# Problem statement
Lift every line from the entries that includes the word "with".
Begin
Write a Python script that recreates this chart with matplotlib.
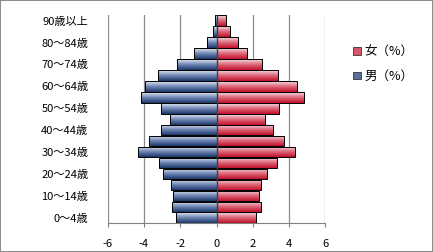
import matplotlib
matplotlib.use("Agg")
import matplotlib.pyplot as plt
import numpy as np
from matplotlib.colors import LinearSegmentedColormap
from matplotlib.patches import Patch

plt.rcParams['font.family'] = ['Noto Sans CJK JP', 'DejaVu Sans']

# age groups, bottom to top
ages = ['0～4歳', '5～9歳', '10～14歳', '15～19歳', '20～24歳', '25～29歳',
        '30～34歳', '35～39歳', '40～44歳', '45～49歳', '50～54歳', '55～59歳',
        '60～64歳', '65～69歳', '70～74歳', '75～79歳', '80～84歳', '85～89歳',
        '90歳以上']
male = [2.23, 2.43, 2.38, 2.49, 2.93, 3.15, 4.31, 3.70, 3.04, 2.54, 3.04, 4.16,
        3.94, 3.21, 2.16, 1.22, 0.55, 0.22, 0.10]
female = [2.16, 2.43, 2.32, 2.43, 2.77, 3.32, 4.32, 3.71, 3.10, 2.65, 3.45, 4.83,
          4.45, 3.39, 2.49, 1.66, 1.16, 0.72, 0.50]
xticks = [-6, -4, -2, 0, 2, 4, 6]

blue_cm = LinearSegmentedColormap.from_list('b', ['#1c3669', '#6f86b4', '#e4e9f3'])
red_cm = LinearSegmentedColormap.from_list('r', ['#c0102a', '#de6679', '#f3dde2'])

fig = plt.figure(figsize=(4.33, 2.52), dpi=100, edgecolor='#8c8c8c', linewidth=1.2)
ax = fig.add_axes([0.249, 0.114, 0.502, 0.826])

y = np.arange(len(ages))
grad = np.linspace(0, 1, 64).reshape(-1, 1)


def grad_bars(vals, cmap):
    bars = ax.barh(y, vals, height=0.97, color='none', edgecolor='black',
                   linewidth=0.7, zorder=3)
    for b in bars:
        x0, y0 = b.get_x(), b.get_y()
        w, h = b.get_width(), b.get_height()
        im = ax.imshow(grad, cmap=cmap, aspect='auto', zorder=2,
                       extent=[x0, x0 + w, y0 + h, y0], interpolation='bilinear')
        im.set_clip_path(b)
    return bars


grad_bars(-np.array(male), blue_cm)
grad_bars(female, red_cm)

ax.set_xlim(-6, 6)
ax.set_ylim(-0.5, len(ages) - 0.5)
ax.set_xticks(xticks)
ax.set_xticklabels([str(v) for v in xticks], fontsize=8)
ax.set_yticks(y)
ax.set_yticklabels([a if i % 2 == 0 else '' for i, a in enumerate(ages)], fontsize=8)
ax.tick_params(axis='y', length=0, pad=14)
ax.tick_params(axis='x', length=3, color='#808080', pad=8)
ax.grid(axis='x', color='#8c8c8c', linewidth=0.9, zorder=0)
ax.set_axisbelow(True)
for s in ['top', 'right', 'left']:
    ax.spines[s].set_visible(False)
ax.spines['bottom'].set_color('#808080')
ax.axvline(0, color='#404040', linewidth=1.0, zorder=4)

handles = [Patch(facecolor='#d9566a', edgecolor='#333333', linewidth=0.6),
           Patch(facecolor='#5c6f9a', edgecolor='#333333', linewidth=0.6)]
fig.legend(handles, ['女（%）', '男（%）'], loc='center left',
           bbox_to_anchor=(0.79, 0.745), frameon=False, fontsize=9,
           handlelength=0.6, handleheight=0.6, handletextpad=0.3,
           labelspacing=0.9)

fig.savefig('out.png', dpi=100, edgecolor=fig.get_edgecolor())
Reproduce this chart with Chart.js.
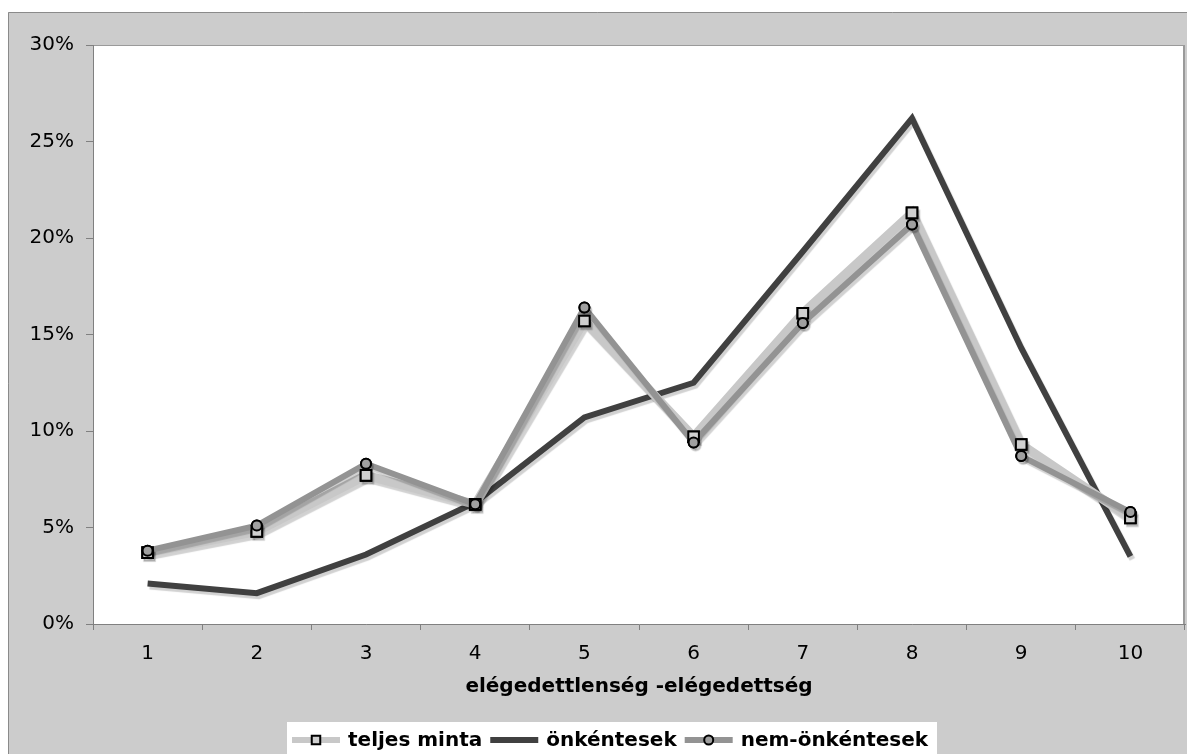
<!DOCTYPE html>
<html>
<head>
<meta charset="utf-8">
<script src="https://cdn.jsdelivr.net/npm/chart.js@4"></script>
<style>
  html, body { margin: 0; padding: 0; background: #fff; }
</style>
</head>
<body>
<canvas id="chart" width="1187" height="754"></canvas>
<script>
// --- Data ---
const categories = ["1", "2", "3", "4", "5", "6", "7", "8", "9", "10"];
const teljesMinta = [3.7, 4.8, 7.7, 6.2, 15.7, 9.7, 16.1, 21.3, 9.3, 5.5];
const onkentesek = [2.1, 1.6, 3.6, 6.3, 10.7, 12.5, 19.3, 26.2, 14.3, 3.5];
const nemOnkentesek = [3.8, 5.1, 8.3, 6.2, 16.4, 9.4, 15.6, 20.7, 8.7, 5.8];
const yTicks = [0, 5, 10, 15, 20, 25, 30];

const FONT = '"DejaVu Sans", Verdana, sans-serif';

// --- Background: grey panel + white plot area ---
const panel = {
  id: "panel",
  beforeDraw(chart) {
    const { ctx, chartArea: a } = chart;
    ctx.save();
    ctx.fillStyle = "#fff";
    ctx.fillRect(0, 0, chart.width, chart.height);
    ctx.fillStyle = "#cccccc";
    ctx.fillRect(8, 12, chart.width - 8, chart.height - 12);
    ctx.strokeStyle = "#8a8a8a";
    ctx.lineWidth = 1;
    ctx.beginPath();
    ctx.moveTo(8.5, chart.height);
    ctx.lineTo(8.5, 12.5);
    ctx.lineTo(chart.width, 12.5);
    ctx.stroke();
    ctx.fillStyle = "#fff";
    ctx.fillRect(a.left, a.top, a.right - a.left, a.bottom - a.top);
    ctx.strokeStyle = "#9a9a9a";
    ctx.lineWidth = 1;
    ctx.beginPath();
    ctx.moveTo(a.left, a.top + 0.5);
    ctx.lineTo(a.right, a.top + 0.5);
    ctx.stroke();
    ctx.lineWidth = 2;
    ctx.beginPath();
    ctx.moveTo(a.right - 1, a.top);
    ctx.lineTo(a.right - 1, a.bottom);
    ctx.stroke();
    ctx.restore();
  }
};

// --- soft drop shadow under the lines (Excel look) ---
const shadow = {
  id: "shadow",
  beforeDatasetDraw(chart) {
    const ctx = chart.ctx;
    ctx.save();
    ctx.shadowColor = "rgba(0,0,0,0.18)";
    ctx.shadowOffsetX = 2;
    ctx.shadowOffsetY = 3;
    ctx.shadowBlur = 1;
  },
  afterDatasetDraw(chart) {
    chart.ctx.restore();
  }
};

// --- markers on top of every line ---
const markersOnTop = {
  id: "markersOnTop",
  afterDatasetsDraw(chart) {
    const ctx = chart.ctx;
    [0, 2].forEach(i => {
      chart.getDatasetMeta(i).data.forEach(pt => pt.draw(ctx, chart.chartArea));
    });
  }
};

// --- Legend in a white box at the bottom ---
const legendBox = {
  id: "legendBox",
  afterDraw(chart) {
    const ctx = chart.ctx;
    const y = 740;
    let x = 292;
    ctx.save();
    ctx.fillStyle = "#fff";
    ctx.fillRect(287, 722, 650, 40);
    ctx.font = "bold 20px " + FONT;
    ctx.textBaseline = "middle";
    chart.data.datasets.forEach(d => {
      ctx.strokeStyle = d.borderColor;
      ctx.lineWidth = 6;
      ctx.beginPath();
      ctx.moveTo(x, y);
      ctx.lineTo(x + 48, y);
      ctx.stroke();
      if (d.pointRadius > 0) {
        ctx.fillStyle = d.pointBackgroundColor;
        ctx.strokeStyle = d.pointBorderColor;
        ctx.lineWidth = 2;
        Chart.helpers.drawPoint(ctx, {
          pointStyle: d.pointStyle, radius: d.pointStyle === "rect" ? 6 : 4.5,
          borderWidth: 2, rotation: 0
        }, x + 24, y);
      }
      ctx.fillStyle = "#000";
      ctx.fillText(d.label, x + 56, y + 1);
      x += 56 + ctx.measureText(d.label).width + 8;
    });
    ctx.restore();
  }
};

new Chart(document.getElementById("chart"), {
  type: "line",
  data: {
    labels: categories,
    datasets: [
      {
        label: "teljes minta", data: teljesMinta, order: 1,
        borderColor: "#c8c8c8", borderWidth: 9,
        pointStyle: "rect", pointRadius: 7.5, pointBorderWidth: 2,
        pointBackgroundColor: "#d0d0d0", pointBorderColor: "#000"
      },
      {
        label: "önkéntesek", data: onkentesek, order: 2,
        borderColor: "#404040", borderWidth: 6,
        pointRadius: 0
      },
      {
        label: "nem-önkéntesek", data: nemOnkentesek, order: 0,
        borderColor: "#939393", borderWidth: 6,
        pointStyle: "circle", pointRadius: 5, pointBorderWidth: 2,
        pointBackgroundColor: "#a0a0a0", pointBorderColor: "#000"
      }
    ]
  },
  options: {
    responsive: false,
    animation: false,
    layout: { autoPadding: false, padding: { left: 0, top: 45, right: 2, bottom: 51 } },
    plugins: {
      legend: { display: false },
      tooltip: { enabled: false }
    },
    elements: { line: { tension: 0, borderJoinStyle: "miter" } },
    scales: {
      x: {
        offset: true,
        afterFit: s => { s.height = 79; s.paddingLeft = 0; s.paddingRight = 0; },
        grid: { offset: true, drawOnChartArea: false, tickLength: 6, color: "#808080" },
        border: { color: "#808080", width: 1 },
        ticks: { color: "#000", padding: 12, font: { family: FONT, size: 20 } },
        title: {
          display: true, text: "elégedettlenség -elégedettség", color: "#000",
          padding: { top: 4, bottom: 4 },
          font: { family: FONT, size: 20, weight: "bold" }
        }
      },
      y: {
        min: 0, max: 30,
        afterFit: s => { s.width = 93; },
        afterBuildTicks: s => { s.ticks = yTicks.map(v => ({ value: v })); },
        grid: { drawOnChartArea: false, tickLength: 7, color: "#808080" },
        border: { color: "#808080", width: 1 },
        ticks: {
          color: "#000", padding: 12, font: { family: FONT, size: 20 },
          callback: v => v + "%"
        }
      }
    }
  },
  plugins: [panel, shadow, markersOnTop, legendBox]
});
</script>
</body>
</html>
End
# Reply
Write a Python script that recreates this chart with matplotlib.
Reproduce this chart with Chart.js.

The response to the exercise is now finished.